You woke up today to headlines that market futures fell overnight, and we are seeing another big drop so far today. You may be wondering if things have changed since our last message to you, and if you should do something different.
Overnight, markets reacted to fears that many parts of the world, including the United States, are not prepared for the Coronavirus. Many health experts are recommending that people stay home as much as possible until the situation becomes better.
The good news is that there is historical evidence that measures can be taken to lessen the number of people infected by the virus. The world is rapidly reacting today to this, and countries that have not had this happen before are learning fast. The plan now is to minimize the number of infected people. In the recent past, Viruses like this one have naturally become less problematic once people take measures to contain it.
Meanwhile, we wanted to send a few quick visuals to reassure you that the markets have seen worse shocks than this, and have bounced back, rewarding long-term investors. While this event is certainly unique in many ways, market shocks and recessions are completely normal.

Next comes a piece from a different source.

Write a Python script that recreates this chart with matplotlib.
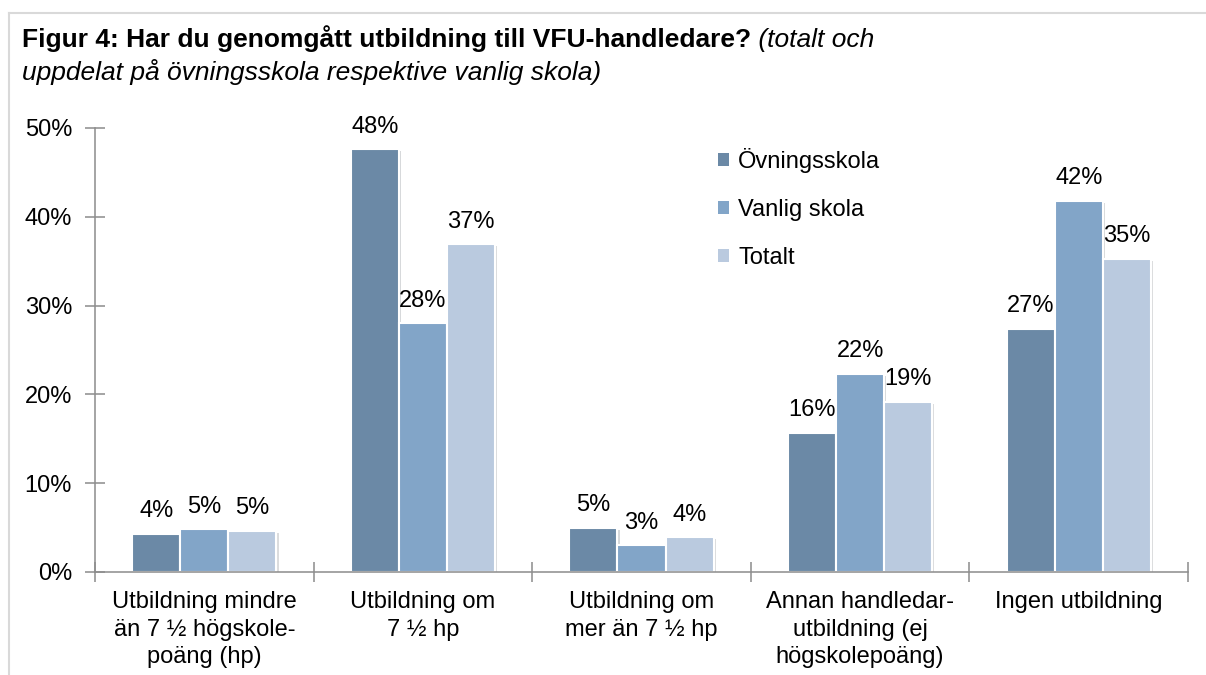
import numpy as np
import matplotlib
matplotlib.use("Agg")
import matplotlib.pyplot as plt
import matplotlib.patheffects as pe
from matplotlib.lines import Line2D

plt.rcParams["font.family"] = ["Liberation Sans", "DejaVu Sans"]

# ── data ────────────────────────────────────────────────────────────────────
CATEGORIES = [
    "Utbildning mindre\nän 7 ½ högskole-\npoäng (hp)",
    "Utbildning om\n7 ½ hp",
    "Utbildning om\nmer än 7 ½ hp",
    "Annan handledar-\nutbildning (ej\nhögskolepoäng)",
    "Ingen utbildning",
]
SERIES = ["Övningsskola", "Vanlig skola", "Totalt"]
OVNINGSSKOLA = [4.3, 47.6, 5.0, 15.7, 27.4]
VANLIG_SKOLA = [4.8, 28.0, 3.0, 22.3, 41.8]
TOTALT       = [4.6, 36.9, 3.9, 19.2, 35.3]
Y_TICKS = [0, 10, 20, 30, 40, 50]

COLORS = ["#6B89A6", "#82A5C8", "#BACADF"]
AXIS_GRAY = "#8C8C8C"
# ────────────────────────────────────────────────────────────────────────────

W, H = 1206, 675
fig = plt.figure(figsize=(W / 100, H / 100), dpi=100)
ax = fig.add_axes([95 / W, 1 - 572 / H, (1188 - 95) / W, (572 - 128) / H])

x = np.arange(len(CATEGORIES))
bw = 0.22
shadow = [pe.SimplePatchShadow(offset=(1.5, -1.5), alpha=0.18), pe.Normal()]
for i, (name, vals) in enumerate(zip(SERIES, [OVNINGSSKOLA, VANLIG_SKOLA, TOTALT])):
    bars = ax.bar(x + (i - 1) * bw, vals, bw, color=COLORS[i], edgecolor="white",
                  linewidth=1.5, label=name, zorder=3)
    for b in bars:
        b.set_path_effects(shadow)
    for xi, v in zip(x + (i - 1) * bw, vals):
        ax.annotate(f"{v:.0f}%", (xi, v), xytext=(0, 12), textcoords="offset points",
                    ha="center", va="baseline", fontsize=17)

ax.set_xlim(-0.5, len(CATEGORIES) - 0.5)
ax.set_ylim(0, 50)

# boundaries as major ticks, labels on minor ticks at centers
ax.set_xticks(np.arange(-0.5, len(CATEGORIES)), labels=[])
ax.set_xticks(x, labels=CATEGORIES, minor=True)
ax.tick_params(axis="x", which="major", direction="inout", length=15, width=1.1,
               color=AXIS_GRAY)
ax.tick_params(axis="x", which="minor", length=0, pad=14, labelsize=17)
for lab in ax.get_xticklabels(minor=True):
    lab.set_multialignment("center")
    lab.set_linespacing(1.3)

ax.set_yticks(Y_TICKS, labels=[f"{t}%" for t in Y_TICKS])
ax.tick_params(axis="y", direction="inout", length=15, width=1.1, color=AXIS_GRAY,
               pad=9, labelsize=17)

for s in ["top", "right"]:
    ax.spines[s].set_visible(False)
for s in ["left", "bottom"]:
    ax.spines[s].set_color(AXIS_GRAY)
    ax.spines[s].set_linewidth(1.1)
    ax.spines[s].set_zorder(4)

leg = ax.legend(loc="upper left", bbox_to_anchor=(718 / W, 1 - 148 / H),
                bbox_transform=fig.transFigure, frameon=False,
                fontsize=17, handlelength=0.45, handleheight=0.45, handletextpad=0.4,
                labelspacing=1.1, borderpad=0, borderaxespad=0)
for h in leg.legend_handles:
    h.set_edgecolor("none")
    h.set_path_effects([])

# title: bold part + italic part on first line, italic second line
t1 = fig.text(22 / W, 1 - 47 / H, "Figur 4: Har du genomgått utbildning till VFU-handledare?",
              fontsize=19, fontweight="bold", va="baseline", ha="left")
fig.canvas.draw()
ax.annotate(" (totalt och", xy=(1, 0), xycoords=t1, va="bottom", ha="left",
            fontsize=19, fontstyle="italic", annotation_clip=False)
fig.text(22 / W, 1 - 80 / H, "uppdelat på övningsskola respektive vanlig skola)",
         fontsize=19, fontstyle="italic", va="baseline", ha="left")

# light frame at top and left
fig.add_artist(Line2D([9 / W, 1], [1 - 13 / H, 1 - 13 / H], color="#D9D9D9", lw=1.5))
fig.add_artist(Line2D([9 / W, 9 / W], [0, 1 - 13 / H], color="#D9D9D9", lw=1.5))

fig.savefig("out.png", dpi=100)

The past few weeks have been uncomfortable. No one wants to see their portfolio value decline. We want to help you keep it in perspective so that you can make the best decision you can. We are monitoring this situation for its severity and will be in touch with you if your situation merits any changes. By and large, we see this as a significant, and potentially long-lasting market event, but similar to others we’ve seen in the past.
How Bad is it?
The S&P 500
We are now back to where we were at the beginning of 2019 in the value of the S&P 500 index. The climb took over a year and the drop took less than a month. We will see more declines before it is all over, but as of right now we have given up about 15 months of gains in U.S. Large Cap stocks.
What about income holdings?
Even fixed income holdings like preferred stocks, exchange-traded debts and REITs are at lower prices now. Energy partnerships have seen their unit prices fall sharply with the drop in oil prices. It is not fun to see the market value decline like this in an income portfolio. Keep in mind that the market value does not impact the expected income. For the energy partnerships, the dividend yield (annual divided payment divided by market value) has shot up to 25% or more for some. This is not a time to sell these holdings. It might be a time to buy more. Most of the energy partnerships in our portfolios do not have commodity exposure and their businesses are not truly impacted by oil prices, they just get hammered along with the rest of the sector.
The prices of these holdings are driven up when rates are dropping, which we have experienced the past few years. Now we are seeing the prices of preferred stocks be driven down by overall market momentum and fear. The difference between the 52-week high and the 52-week low is 20%. It is significant, but not as large as with common equities.
What should you do now?
The temptation to exit the market and avoid any more drops in value can be very strong when you see this decline. We understand that. The problem is that, just like no one could have predicted the timing of this decline, we also can’t predict the timing of the recovery. Leaving the market and getting back in later requires making two lucky decisions—when to leave and when to get back in. The chart below shows what you give up if you miss even one good day on the recovery side.
The bright side
The good news is that, if your portfolio is matched to your time horizon and your objectives, you are all set to weather the turbulence. There have been more good days than bad days in market history, and the good days have added up to significant long-term growth for investors. If history tells us anything, those good days will come again. Check out this graph for some perspective on how much more the good has outweighed the bad. Even the bad memories of 2000 and 2008 look like blips compared to the growth experienced by those who stayed invested throughout those periods.